In the nineteenth century Brazilian tulipwood was thought to be the product of the brazilian rosewood Physocalymma scaberrimum (West Indian tulipwood), but in the twentieth century it became clear it was yielded by a species of Dalbergia. At some point it was misidentified as Dalbergia frutescens, a misidentification which can still be found in books aimed at the woodworker. For some decades it has been known to be yielded by Dalbergia decipularis, a species restricted to a small area in Western-Brazil. But both Dalbergia fructescens and Dalbergia decipularis are named (Brazilian tulipwood). Also Dalbergia cearensis kingwood or violetwood, is named tulipwood and Dalbergia oliveri the burmese rosewood is sometimes called "burma tulipwood".

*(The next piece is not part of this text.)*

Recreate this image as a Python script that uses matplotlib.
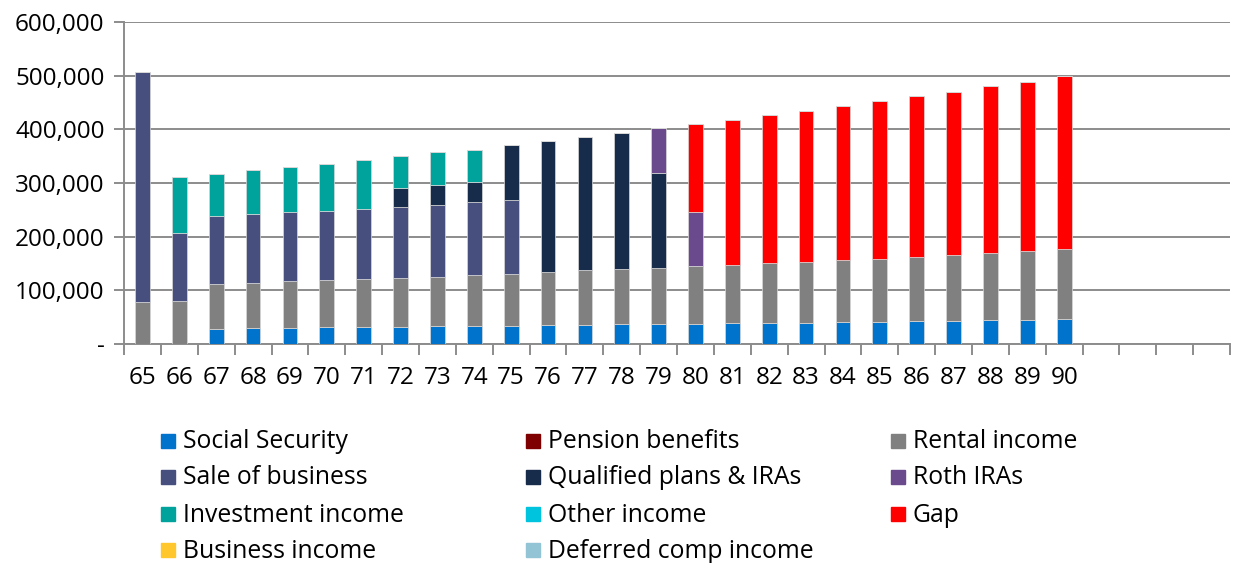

=== American tulipwood ===
The cheap, soft and pale wood from the tuliptree Liriodendron tulipifera is known as American tulipwood or poplar and American whitewood, canary whitewood and canary wood, it is widely used.

=== Australian ===
There also exists the "australian tulipwood", "tulipwood trees" the common name of Harpullia, Harpullia pendula (Black or Queensland, Moreton Bay tulipwood) and Harpullia arborea (Cooktown tulipwood) or Harpullia hillii (Blunt leaf tulipwood) and Harpullia alata (Wing-leaved tulipwood) etc. Certain varieties of Harpullia were prized for their dark coloured timber. The one most commonly known to horticulture is Harpullia pendula which is widely planted as a street tree along the east coast of Australia. Also Drypetes acuminata and Drypetes deplanchei (Yellow tulipwood) and New England tulipwood Guilfoylia monostylis are from Australia.

=== Others ===
Also exists the tuliptrees, Thespesia populnea and Thespesia acutiloba, Spathodea campanulata, Stenocarpus sinuatus, and Licaria guianensis, Dicypellium caryophyllatum and Hibiscus elatus, these trees resp. their wood is also occasionally named tulipwood.